Yenisel Rodriguez Perez: I have lived in Cuba my entire life, except for several months in 2013 when I was in Miami with my father. Despite the 90 miles that separate Havana and Miami, I find profound reasons in both for political and community activism. My encounter with socio-cultural anthropology eight years ago prepared me for a commitment of love for cultural diversity.

5 thoughts on “Junk Food in Cuba, the State is the Main Supplier

  • Its so big…. lol

  • Carlyle, my wife had a similar eye-opening experience only days after arriving in San Francisco for the first time. We were on our way to the Monterey Jazz Festival south of San Francisco and decided to take the scenic route by way of the scores of fruit and vegetable stands that dot the highway between SF and Monterey. Since most of the vendors were Mexican and spoke Spanish she was quite comfortable asking questions about they grew the fresh strawberries, summer squash and a variety of other late summer harvests on sale. At these roadside fruit stands were whole families, fathers, mothers, children and babies, are pitching in to help sell the week’s harvest. Afterwards, she openly mused how it is one thing to argue that Cuban farmers lack the resources to effectively cultivate Cuban land but when she saw how small migrant farmers somehow managed to scratch out a living on less than 10 acres, she knew there was no excuse why Cubans can’t do the same.
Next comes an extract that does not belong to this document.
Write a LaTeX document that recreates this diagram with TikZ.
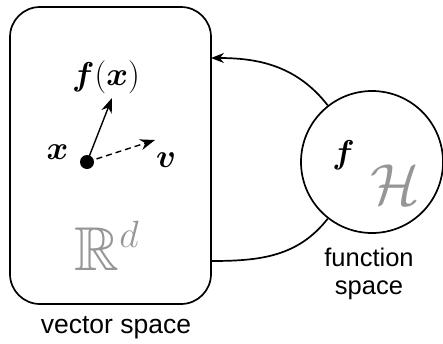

  • My wife was amazed when she first visited Canada from Cuba where we live, by the range of fresh vegetables available to the public. Caulifower which she loves with a cheese sauce, broccoli with its deep green colour remaining when steamed, sweet corn which she loves with butter, crisp carrots, celery, brussel sprouts, savoy cabbages and a full range of Chinese vegetables for stir fries and several varieties and colours of tomatoes. Whereas in Cuba the appearance of potatoes at the market or at street stalls results in a rush of people hoping to buy some before the supply runs out, she found in abundance different varieties and sizes – including little potatoes which when boiled and coated with butter can be shaken up with chopped mint or parsley.
    Similarly she was introduced to fruit like Kiwi fruit (Chinese gooseberry), strawberries, raspberies, a range of grapes, satsumas and tangerines.
    There is no reason why all these fruits and vegetables can not be grown in Cuba where there are hundreds of thousands of acres of good agricultural land lying fallow and reverting to bush. There is however one problem and that is the lack of competence or concern by the Cuban Government controlled by the Castro family regime. Strange when one considers that their grandfather immigrated from Spain as an agricultral worker. There are thousands of Cubans with little – if anything to do yet the sole agricultural program is the so-called urban farming which is used as a propoganda tool, but which in reality produces comparitively little.
    To control food supplies the regime has food rationing, this in a country which is a natural outdoor greenhouse. A visit to the TRD Caribe SA shops demonstrates that the regime (TRD Caribe is part of the GAESA Empire owned by the Ministry of Defence) is importing canned foods from the USA, canned tomatoes from Spain and for non-vegetarians, frozen chicken from Brazil, Mexico, Canada and the USA.
    Poor Cubans with their average income of just over $20 per month they have to subsist on whatever they can obtain – these are the rich pickings of the Revolution and the Castro family regime.

  • VeggieGirl, my girlfriend and I found it very difficult to keep to our plant based diet while traveling Cuba. One would assume that with all of the vegetable and fruit stands, this would be simple, but the quality and choices varied dramatically from day to day, even from the same vendor. And this is assuming a traveler will have access (as we did) to a kitchen in the casa that they’re is staying in. My advice is to lower your expectations and enjoy the veggie hunting adventure. Save travels to you.

  • As a vegetarian tourist whose primary destination is Cuba, I would LOVE to see a movement towards more vegetarian choices, countrywide.